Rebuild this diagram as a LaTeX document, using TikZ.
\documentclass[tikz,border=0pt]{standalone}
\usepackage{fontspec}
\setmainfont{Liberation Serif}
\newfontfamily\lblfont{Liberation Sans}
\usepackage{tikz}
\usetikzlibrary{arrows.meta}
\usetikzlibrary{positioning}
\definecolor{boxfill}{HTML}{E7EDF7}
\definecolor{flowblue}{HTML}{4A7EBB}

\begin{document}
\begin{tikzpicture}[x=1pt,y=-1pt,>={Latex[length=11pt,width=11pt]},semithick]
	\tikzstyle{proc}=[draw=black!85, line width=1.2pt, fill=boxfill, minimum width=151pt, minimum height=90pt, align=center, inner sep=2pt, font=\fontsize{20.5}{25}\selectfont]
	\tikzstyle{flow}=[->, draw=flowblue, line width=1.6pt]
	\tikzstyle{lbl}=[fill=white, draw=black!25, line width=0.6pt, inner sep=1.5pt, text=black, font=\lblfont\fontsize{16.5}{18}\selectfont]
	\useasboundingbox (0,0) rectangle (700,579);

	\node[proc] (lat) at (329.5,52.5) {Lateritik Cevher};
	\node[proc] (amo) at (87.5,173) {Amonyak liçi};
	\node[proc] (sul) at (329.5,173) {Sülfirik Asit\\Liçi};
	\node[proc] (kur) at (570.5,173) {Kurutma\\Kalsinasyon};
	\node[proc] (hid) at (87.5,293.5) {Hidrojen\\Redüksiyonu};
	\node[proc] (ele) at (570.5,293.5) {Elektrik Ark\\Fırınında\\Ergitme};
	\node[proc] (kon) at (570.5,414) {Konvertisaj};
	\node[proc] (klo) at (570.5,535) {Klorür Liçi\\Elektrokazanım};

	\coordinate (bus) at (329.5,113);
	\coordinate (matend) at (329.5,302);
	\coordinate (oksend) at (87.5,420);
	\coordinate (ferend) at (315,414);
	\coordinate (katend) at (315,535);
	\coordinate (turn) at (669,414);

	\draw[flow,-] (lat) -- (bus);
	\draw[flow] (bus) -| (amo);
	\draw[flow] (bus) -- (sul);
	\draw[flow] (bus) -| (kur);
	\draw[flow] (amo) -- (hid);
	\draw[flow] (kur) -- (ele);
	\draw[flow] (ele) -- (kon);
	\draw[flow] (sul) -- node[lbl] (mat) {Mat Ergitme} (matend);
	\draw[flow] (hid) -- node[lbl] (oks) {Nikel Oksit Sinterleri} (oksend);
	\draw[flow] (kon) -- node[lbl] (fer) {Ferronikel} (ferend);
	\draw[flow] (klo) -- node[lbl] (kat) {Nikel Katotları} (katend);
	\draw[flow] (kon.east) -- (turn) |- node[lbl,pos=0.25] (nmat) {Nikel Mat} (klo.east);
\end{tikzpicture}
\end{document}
--
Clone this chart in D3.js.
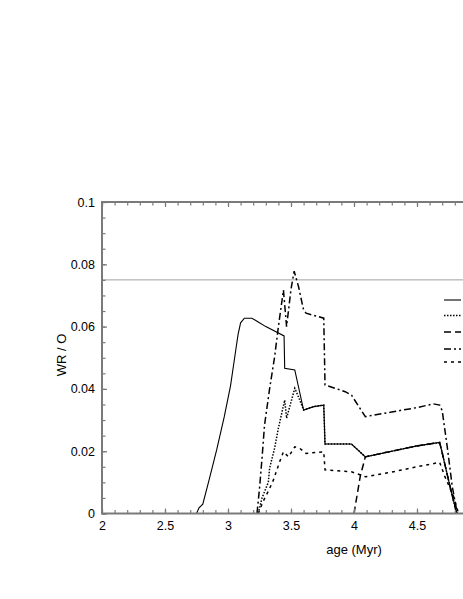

▶ [PROBLEM] Quote only the lines running from the line that holds "Rebuild this diagram" to the line that holds "(klo) at (570.5,535)", both ends included.

▶ [RESPONSE TO THE EXERCISE]
Rebuild this diagram as a LaTeX document, using TikZ.
\documentclass[tikz,border=0pt]{standalone}
\usepackage{fontspec}
\setmainfont{Liberation Serif}
\newfontfamily\lblfont{Liberation Sans}
\usepackage{tikz}
\usetikzlibrary{arrows.meta}
\usetikzlibrary{positioning}
\definecolor{boxfill}{HTML}{E7EDF7}
\definecolor{flowblue}{HTML}{4A7EBB}

\begin{document}
\begin{tikzpicture}[x=1pt,y=-1pt,>={Latex[length=11pt,width=11pt]},semithick]
	\tikzstyle{proc}=[draw=black!85, line width=1.2pt, fill=boxfill, minimum width=151pt, minimum height=90pt, align=center, inner sep=2pt, font=\fontsize{20.5}{25}\selectfont]
	\tikzstyle{flow}=[->, draw=flowblue, line width=1.6pt]
	\tikzstyle{lbl}=[fill=white, draw=black!25, line width=0.6pt, inner sep=1.5pt, text=black, font=\lblfont\fontsize{16.5}{18}\selectfont]
	\useasboundingbox (0,0) rectangle (700,579);

	\node[proc] (lat) at (329.5,52.5) {Lateritik Cevher};
	\node[proc] (amo) at (87.5,173) {Amonyak liçi};
	\node[proc] (sul) at (329.5,173) {Sülfirik Asit\\Liçi};
	\node[proc] (kur) at (570.5,173) {Kurutma\\Kalsinasyon};
	\node[proc] (hid) at (87.5,293.5) {Hidrojen\\Redüksiyonu};
	\node[proc] (ele) at (570.5,293.5) {Elektrik Ark\\Fırınında\\Ergitme};
	\node[proc] (kon) at (570.5,414) {Konvertisaj};
	\node[proc] (klo) at (570.5,535) {Klorür Liçi\\Elektrokazanım};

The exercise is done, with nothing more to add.